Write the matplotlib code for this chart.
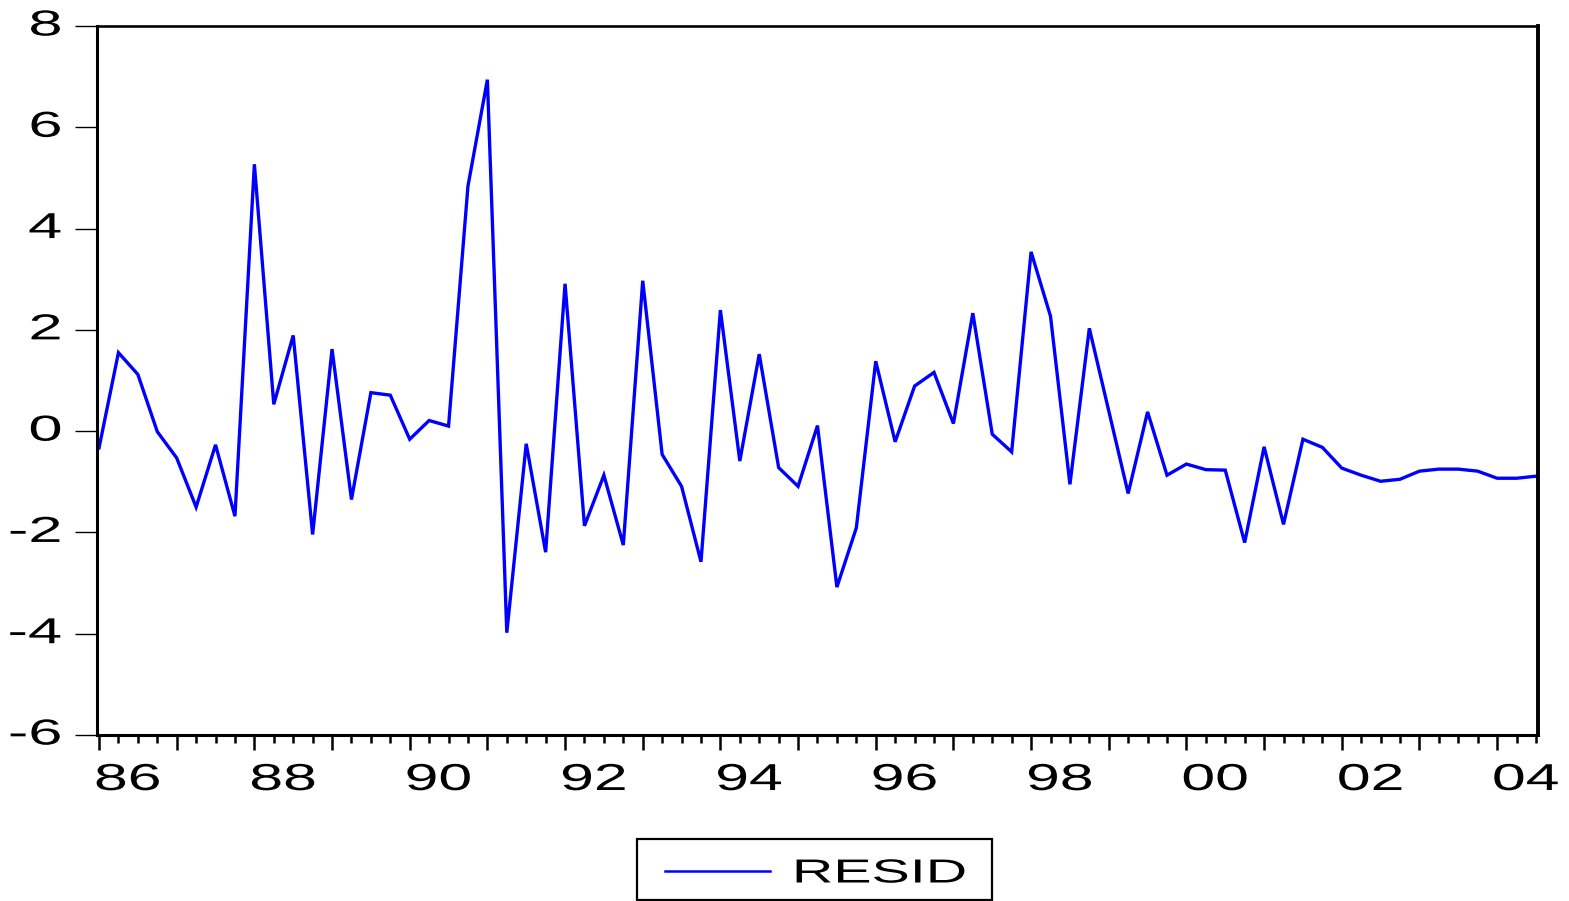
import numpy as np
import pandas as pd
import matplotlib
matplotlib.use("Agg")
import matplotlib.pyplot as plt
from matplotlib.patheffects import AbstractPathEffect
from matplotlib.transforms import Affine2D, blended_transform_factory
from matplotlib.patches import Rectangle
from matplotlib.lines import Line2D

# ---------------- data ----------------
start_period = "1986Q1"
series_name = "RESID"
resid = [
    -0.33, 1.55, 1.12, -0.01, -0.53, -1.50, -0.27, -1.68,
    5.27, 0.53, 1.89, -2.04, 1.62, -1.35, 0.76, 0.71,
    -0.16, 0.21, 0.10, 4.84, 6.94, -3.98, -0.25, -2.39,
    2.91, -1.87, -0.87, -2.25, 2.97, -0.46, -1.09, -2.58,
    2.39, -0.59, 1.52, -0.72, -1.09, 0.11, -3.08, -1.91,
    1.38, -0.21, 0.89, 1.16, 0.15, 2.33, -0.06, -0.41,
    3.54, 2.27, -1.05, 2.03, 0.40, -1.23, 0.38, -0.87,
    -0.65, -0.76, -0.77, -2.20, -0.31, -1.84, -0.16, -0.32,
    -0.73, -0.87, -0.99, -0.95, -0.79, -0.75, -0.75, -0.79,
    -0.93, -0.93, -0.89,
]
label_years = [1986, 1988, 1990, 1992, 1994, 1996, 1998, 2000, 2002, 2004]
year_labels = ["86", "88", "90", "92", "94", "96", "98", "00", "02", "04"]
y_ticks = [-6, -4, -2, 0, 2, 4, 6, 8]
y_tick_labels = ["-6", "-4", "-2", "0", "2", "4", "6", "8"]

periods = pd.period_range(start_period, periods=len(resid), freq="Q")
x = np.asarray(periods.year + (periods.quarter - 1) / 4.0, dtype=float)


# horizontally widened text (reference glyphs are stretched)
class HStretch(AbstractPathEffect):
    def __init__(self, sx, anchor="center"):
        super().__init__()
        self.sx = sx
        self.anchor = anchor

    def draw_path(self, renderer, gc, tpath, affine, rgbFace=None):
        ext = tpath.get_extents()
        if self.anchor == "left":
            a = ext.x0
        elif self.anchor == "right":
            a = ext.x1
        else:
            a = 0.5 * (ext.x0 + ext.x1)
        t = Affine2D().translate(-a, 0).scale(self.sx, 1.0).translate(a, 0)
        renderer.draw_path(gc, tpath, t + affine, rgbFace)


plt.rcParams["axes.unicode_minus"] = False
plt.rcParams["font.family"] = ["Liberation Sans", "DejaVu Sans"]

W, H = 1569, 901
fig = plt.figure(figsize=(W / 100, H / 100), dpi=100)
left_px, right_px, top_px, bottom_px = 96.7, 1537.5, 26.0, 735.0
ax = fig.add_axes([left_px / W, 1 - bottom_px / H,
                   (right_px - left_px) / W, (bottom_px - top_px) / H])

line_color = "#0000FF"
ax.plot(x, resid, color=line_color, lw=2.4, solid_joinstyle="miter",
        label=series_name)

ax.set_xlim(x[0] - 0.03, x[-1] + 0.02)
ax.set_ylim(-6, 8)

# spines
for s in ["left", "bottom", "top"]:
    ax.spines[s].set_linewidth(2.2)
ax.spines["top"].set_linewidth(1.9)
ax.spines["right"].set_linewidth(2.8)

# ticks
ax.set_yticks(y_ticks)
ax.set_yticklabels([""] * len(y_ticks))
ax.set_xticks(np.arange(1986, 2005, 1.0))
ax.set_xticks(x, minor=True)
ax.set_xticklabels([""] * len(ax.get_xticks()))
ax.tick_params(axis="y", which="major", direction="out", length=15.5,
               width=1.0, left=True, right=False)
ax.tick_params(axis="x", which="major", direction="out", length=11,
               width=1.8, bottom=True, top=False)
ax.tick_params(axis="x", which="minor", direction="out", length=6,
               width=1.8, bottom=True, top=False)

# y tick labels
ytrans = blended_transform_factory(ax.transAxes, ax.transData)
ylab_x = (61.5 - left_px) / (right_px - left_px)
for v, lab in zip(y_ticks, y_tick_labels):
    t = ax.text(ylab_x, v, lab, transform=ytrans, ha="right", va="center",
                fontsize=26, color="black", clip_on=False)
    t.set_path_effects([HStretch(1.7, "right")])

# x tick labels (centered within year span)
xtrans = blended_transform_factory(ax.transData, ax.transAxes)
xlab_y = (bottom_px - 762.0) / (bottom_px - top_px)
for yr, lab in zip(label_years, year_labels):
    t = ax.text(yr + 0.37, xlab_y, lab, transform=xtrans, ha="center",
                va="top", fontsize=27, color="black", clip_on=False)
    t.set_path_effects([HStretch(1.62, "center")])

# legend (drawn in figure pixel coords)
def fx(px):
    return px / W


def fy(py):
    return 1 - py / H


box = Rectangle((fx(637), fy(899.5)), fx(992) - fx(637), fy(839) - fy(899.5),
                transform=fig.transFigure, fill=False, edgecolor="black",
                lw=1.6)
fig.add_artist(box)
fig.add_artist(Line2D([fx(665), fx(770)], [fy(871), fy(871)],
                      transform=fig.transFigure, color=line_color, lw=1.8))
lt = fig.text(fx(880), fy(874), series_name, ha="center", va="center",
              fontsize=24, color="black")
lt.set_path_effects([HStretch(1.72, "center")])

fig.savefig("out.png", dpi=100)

Objective:
Only lines belong in the copy: transcribe those from the start of the data through the line that contains "from matplotlib.lines import Line2D", and skip the pictures.

Exercise solution:
Write the matplotlib code for this chart.
import numpy as np
import pandas as pd
import matplotlib
matplotlib.use("Agg")
import matplotlib.pyplot as plt
from matplotlib.patheffects import AbstractPathEffect
from matplotlib.transforms import Affine2D, blended_transform_factory
from matplotlib.patches import Rectangle
from matplotlib.lines import Line2D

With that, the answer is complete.